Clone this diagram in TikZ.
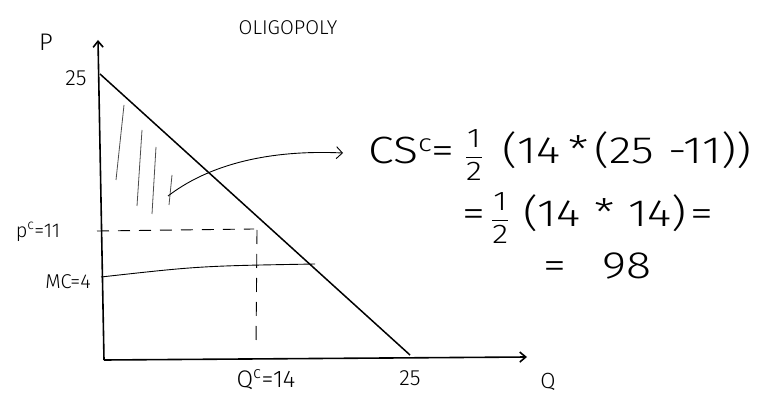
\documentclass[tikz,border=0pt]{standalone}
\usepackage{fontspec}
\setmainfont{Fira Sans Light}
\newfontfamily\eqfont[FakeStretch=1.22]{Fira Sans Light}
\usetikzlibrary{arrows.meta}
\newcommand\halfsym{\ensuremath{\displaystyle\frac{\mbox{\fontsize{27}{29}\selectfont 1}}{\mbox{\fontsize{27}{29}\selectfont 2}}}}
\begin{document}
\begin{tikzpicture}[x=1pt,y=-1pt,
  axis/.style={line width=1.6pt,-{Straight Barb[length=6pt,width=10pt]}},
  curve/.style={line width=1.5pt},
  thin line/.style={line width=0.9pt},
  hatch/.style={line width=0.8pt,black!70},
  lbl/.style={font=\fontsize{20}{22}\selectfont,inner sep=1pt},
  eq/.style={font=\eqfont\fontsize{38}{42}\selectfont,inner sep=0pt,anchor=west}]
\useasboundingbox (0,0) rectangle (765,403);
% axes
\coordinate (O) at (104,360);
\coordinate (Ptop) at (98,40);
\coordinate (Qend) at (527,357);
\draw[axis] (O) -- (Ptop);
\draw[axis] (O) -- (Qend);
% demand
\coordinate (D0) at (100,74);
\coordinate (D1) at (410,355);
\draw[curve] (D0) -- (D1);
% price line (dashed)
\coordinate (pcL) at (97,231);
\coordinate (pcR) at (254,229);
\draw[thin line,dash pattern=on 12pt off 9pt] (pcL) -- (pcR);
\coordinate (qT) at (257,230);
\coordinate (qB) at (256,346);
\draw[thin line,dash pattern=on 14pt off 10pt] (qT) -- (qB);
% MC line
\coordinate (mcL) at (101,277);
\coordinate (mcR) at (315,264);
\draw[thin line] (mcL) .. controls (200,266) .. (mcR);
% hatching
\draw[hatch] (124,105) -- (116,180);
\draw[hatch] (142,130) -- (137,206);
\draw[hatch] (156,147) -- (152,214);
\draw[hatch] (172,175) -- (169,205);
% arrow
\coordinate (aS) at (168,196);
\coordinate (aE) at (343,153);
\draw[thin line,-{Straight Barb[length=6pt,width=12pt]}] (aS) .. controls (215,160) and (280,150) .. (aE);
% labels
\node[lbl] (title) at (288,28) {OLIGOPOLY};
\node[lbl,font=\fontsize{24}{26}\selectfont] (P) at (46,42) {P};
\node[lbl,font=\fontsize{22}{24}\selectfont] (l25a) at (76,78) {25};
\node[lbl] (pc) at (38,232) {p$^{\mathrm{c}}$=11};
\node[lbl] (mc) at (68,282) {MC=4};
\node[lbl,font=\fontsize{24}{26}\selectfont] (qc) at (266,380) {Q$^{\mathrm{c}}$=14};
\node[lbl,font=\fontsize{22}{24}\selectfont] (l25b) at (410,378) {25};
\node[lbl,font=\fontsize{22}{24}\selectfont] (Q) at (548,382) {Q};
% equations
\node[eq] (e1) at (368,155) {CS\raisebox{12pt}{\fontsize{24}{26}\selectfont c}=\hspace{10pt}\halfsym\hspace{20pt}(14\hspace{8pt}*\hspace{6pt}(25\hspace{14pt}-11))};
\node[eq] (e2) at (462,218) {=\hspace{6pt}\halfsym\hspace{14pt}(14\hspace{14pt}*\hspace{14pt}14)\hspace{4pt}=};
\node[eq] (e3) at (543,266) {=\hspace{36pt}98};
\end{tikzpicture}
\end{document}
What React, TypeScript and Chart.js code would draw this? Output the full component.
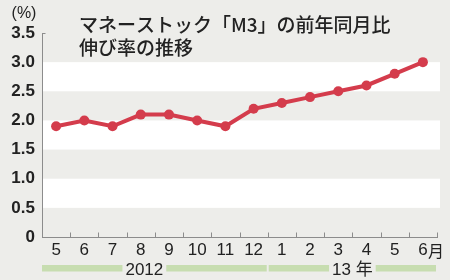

========================================

● WHAT THE TASK REQUIRES: Return only the number of lines in the data that contain "draw".

● ANSWER TO THIS EXERCISE: 12